The congealing of experience into a you is the primary grasping. All other grasping follows from it. It is the lodestone of suffering.


An asthmatic thinks he can’t breathe in, when really he can’t breathe out. His lungs are too full to allow any air in. Buddha is like breathing out. Mara is like breathing in. We affirm the self, we cast the self off. This is our life, and this is why practice isn’t an ego project, isn’t a vassal territory of psychological imperialism, where the thought may arise that one more in breath might do it


You are hanging by your teeth from a branch above a void. Someone asks you to express something about Buddhism. What do you do?


Dotoku – expression – consists of two Chinese characters: ‘do’ meaning ‘the way’ or ‘to say’ , and ‘toku’ – ‘to attain’ or ‘to be able’


So for Dogen, everything is expression: the branch is expressing itself, the void is expressing itself, the teeth are expressing themselves, the words are expressing themselves.


Implicit in an ordinary reading of the story is an assumption that the world is just the backdrop to the drama of us, when in fact the world is continually leaping out of itself.

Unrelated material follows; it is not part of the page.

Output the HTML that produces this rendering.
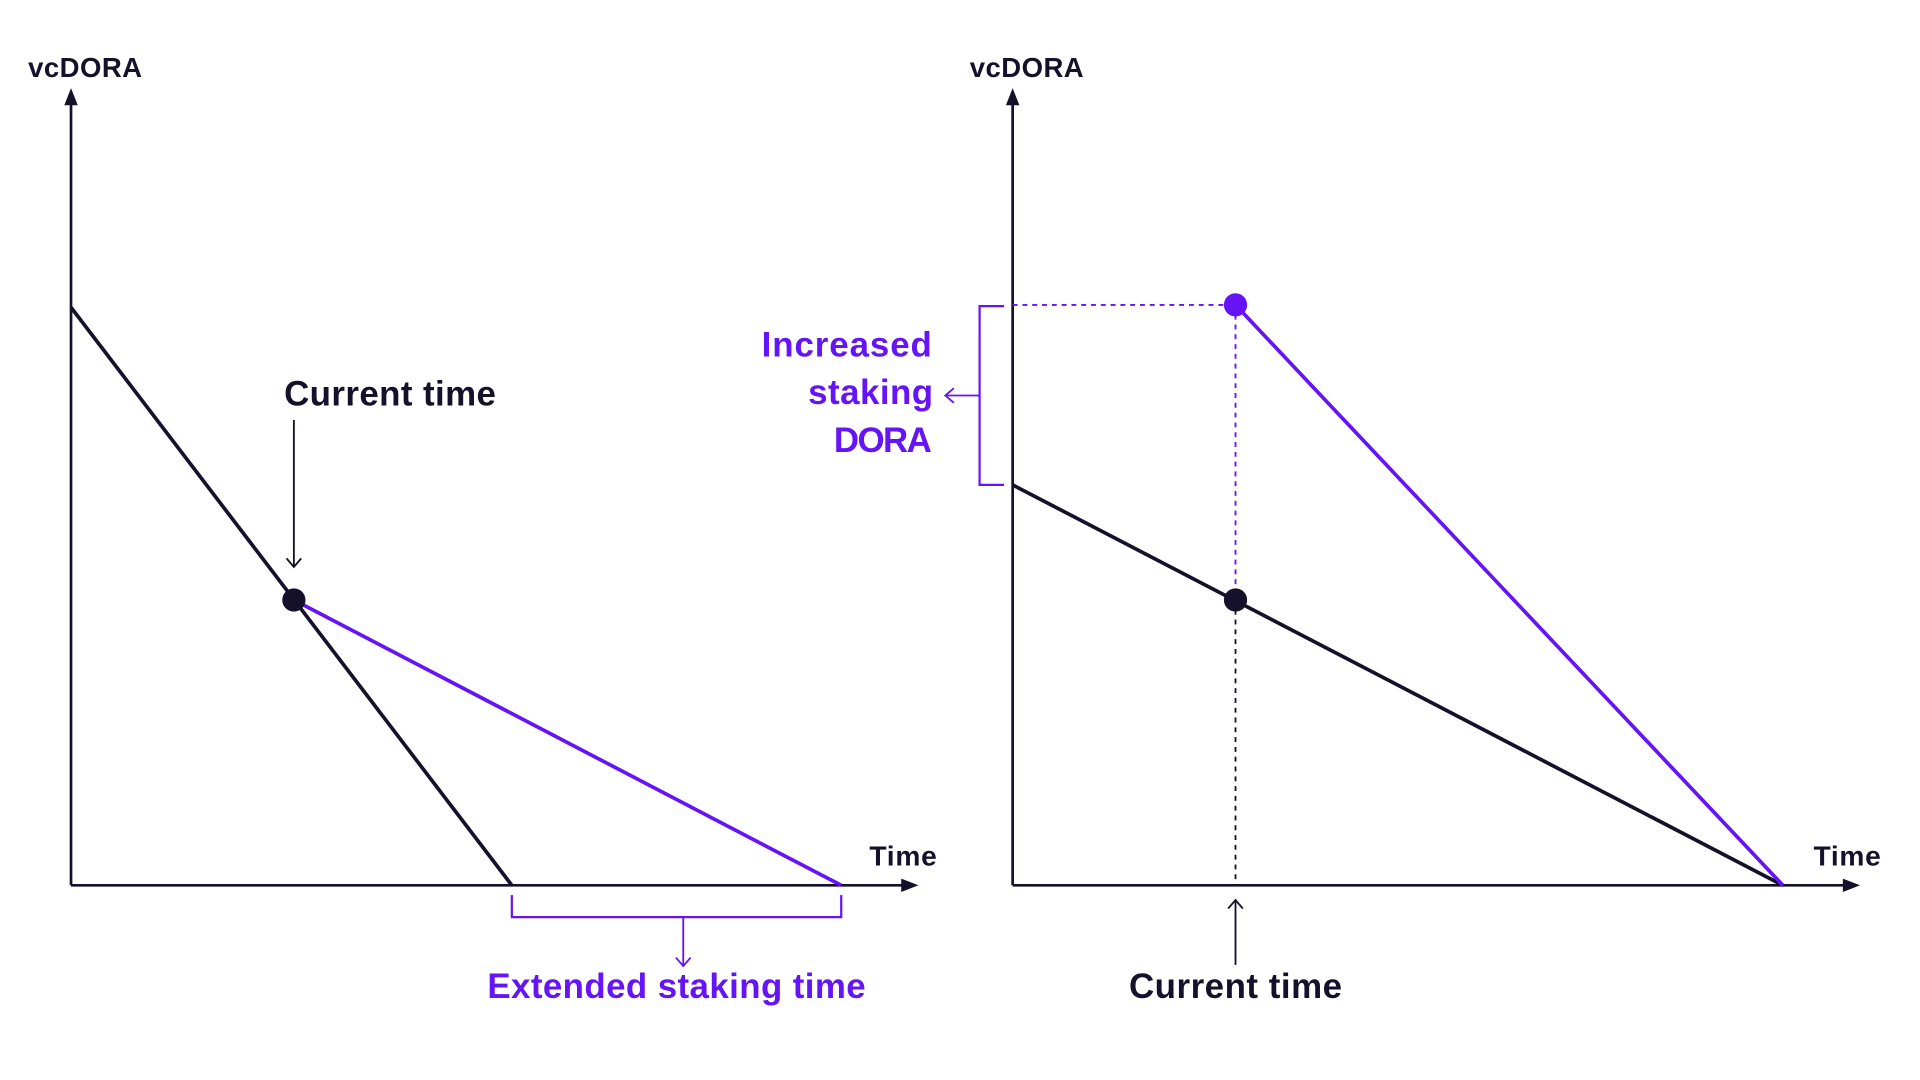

As are you.


If we claim to know our experience, how can we avoid falling into dualism? Prajna, pre-knowing, is the state prior to knowing and naming.

Zazen is the practice of prajna. We can also call it intimacy, because there is no separation. We can also call it illumination; not because each thing is brighter, but because it is no longer smudged by the fog of the self.


My teacher Michael Luetchford said that people imagine that Wholeness is taking two distinct things –mind and body say, or self and world, and fusing them together by dint of a stupendous spiritual effort.


Which is idiotic. The core insight of Buddhism is dependent origination; in Dogen’s terms, Full Dynamic Functioning. Taen seriously, it is the diamond which cuts through all delusions: self, separateness, grasping and rejecting, time as the container of things and the narrative space of the self; everything.


But it’s no good as an idea. We have to feel it.


Emptiness isn’t conceptual; it’s descriptive. It is experience unencumbered by you. It is felt, not thought.


If the feeling dimension is missed, practice can become very arid.


It was for this reason that, alongside the articulation of Emptiness, the Mahayana School developed the doctrine of the three bodies of the Buddha. Theravadan Buuddhism had two – the actual body of the historical Buddha [Nirmanakaya] and the Dharmakaya, the Truth Body, which is always there and which is identified with Reality. We picture reality sometimes as the myriad things, sometimes as the body of the Buddha.


Mahayana introduced the Bliss Body [Sambogakaya] which, I think, makes explicit the feeling dimension of Emptiness, and the feeling dimension of reality, of all things.


In the same way, the Pure Land sutras give descriptions of the Pure Land which are magical and enchanting  - wish fulfilling trees, jewelled birds, and so on. Obviously, we aren’t meant to take this literally, but the descriptions evoke our feelings – delight, gratitude, grace.


This feeling and felt world is itself the body of the Buddha. The world itself has liberative force.